Purpose: Assessing American Indian students’ academic performance and developing culturally-based education approaches in collaboration with local tribes, Indian organizations and Native communities are essential for improved educational opportunities.  Educators should:

  • Examine current American Indian achievement assessments, attendance, dropout and graduation rates;
  • Collaborate with tribes and Native communities, and;
  • Collaborate with national American Indian organizations and the National Indian Education Association (NIEA).

Activity 1: Take a Snapshot of Your School and Community


Activity 2: Work with and Involve Community and Parents

Element 4: Integrate American Indian History, Language, and Culture into School Curriculum

Purpose: Research indicates that it is important to affirm students’ identity and one reason for the academic achievement gap that American Indian students face is that a one-size-fits-all national curriculum represented in textbooks fails to give positive recognition to American Indian histories and cultures. 

Activity 1: Create an American Indian Curriculum

It is important for American Indian and Alaska Native students to have the standard state and national curriculums they are exposed to in school be supplemented with curriculum that reflects their background and the community that they live in.

Activity 2: Teaching Indigenous Languages

Too often, an English-only policy in American schools has suppressed American Indian languages and cultures. The Native American Languages Act passed by U.S. Congress, and signed by President George H. W. Bush in 1990, enforces United States Policy to support, preserve, and protect American Indian languages. Esther Martinez Native American Languages Preservation Act  Act of 2006 The 2007 United Nation’s Declaration on the Rights of Indigenous Peoples has given further support to that goal. Today, Indigenous peoples are working through Indigenous language immersion schools to revitalize their languages and cultures.

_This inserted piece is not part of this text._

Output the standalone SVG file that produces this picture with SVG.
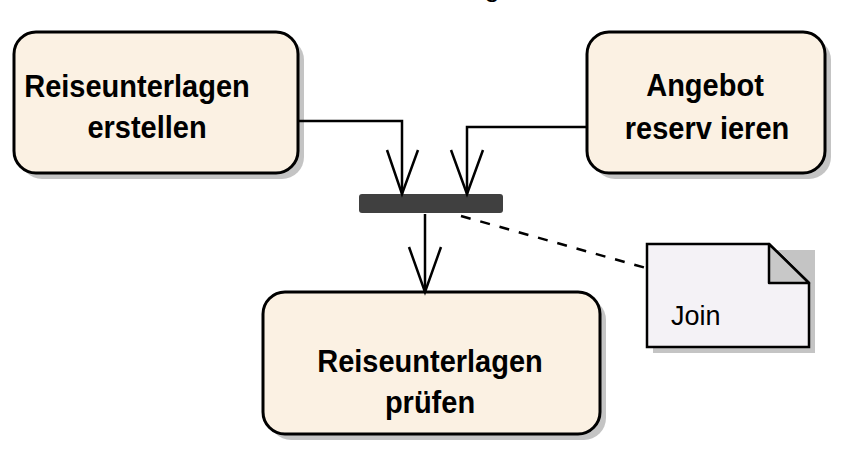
<svg xmlns="http://www.w3.org/2000/svg" width="841" height="459" viewBox="0 0 841 459">
<style>
.box{fill:#fbf1e3;stroke:#000;stroke-width:3}
.shadow{fill:#c4c4c4}
.lbl{font-family:"Liberation Sans",Arial,sans-serif;font-weight:bold;font-size:29px;fill:#000;text-anchor:middle}
.edge{fill:none;stroke:#000;stroke-width:2.5}
.head{fill:none;stroke:#000;stroke-width:2.5}
</style>
<rect width="841" height="459" fill="#fff"/>
<text x="492" y="-4" font-family="Liberation Sans, Arial, sans-serif" font-size="28" fill="#000" text-anchor="middle">g</text>
<g id="n1">
<rect class="shadow" x="20" y="38" width="284" height="141" rx="22"/>
<rect class="box" x="14" y="32" width="284" height="141" rx="22"/>
<text class="lbl" transform="translate(137,97) scale(1,1.06)">Reiseunterlagen</text>
<text class="lbl" transform="translate(147,138) scale(1,1.06)">erstellen</text>
</g>
<g id="n2">
<rect class="shadow" x="593" y="38" width="238" height="141" rx="22"/>
<rect class="box" x="587" y="32" width="238" height="141" rx="22"/>
<text class="lbl" transform="translate(705,96) scale(1,1.06)">Angebot</text>
<text class="lbl" transform="translate(707,139) scale(1,1.06)">reserv ieren</text>
</g>
<g id="n3">
<rect class="shadow" x="269" y="298" width="337" height="142" rx="22"/>
<rect class="box" x="263" y="292" width="337" height="142" rx="22"/>
<text class="lbl" transform="translate(430,372) scale(1,1.06)">Reiseunterlagen</text>
<text class="lbl" transform="translate(430,413) scale(1,1.06)">prüfen</text>
</g>
<g id="join">
<rect x="359" y="194" width="144" height="19" rx="3" fill="#404040"/>
</g>
<g id="note">
<path d="M653 250 H815 V353 H653 Z" fill="#c4c4c4"/>
<path d="M647 244 H769 L809 283 V347 H647 Z" fill="#f4f2f6" stroke="#000" stroke-width="2.5"/>
<path d="M769 244 V283 H809 Z" fill="#c8c8c8" stroke="#000" stroke-width="2.5" stroke-linejoin="round"/>
<text x="671" y="325" font-family="Liberation Sans, Arial, sans-serif" font-size="27" fill="#000">Join</text>
</g>
<g id="connectors">
<path class="edge" d="M299 121 H402 V194"/>
<path class="head" d="M387 150 L402 194 L418 150"/>
<path class="edge" d="M586 127 H467 V194"/>
<path class="head" d="M451 150 L467 194 L483 150"/>
<path class="edge" d="M425 214 V292"/>
<path class="head" d="M409 247 L425 292 L441 247"/>
<path class="edge" d="M461 216 L646 268" stroke-dasharray="10 10"/>
</g>
</svg>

Element 5: Explore Schools Serving American Indian Students

Purpose: Charter and immersion schools are offering American Indians more flexibility in working to improve the education of their children by affording American Indian communities more power to shape the schooling their children receive.


Activity 1: The Role and impact of American Indian Charter and Magnet Schools

Learn about charter and immersion schools and how they can provide alternatives to public, Bureau of Indian Education (BIE) schools, and tribally controlled schools, allowing American Indian communities to provide more culturally appropriate education for their children.


Activity 2: Discover how Tribal Operated Schools and Indian Charter Schools Relate to One Another

The Bureau of Indian Education (BIE) and mainstream public schools have not been successful in bringing up the average test scores and graduation rates of American Indian students to national averages. Learn how Tribally Operated and Indian Charter Schools are providing alternatives that show promise in improving the academic and life success of American Indian students.


Element 6: Use Culturally Responsive Teaching Methodologies

Purpose: Research suggests one reason for the achievement gap faced by American Indian students is cultural conflicts between American Indian homes and schools. Accordingly, teachers should be prepared to meet the needs of American Indian and other Indigenous students, including using culturally responsive teaching methodologies that incorporate American Indian learning styles, avoiding biased teaching and stereotypes, and addressing the needs of gifted education and other special needs students.

Activity 1: Prepare Educators to Teach American Indian Students

One-size-fits-all educational reforms, despite being somewhat “evidence based”, have left behind many American Indian students. Learn how adjusting teaching methods and materials to fit American Indian students’ cultural and experiential backgrounds can make them more engaged learners and improve their academic performance.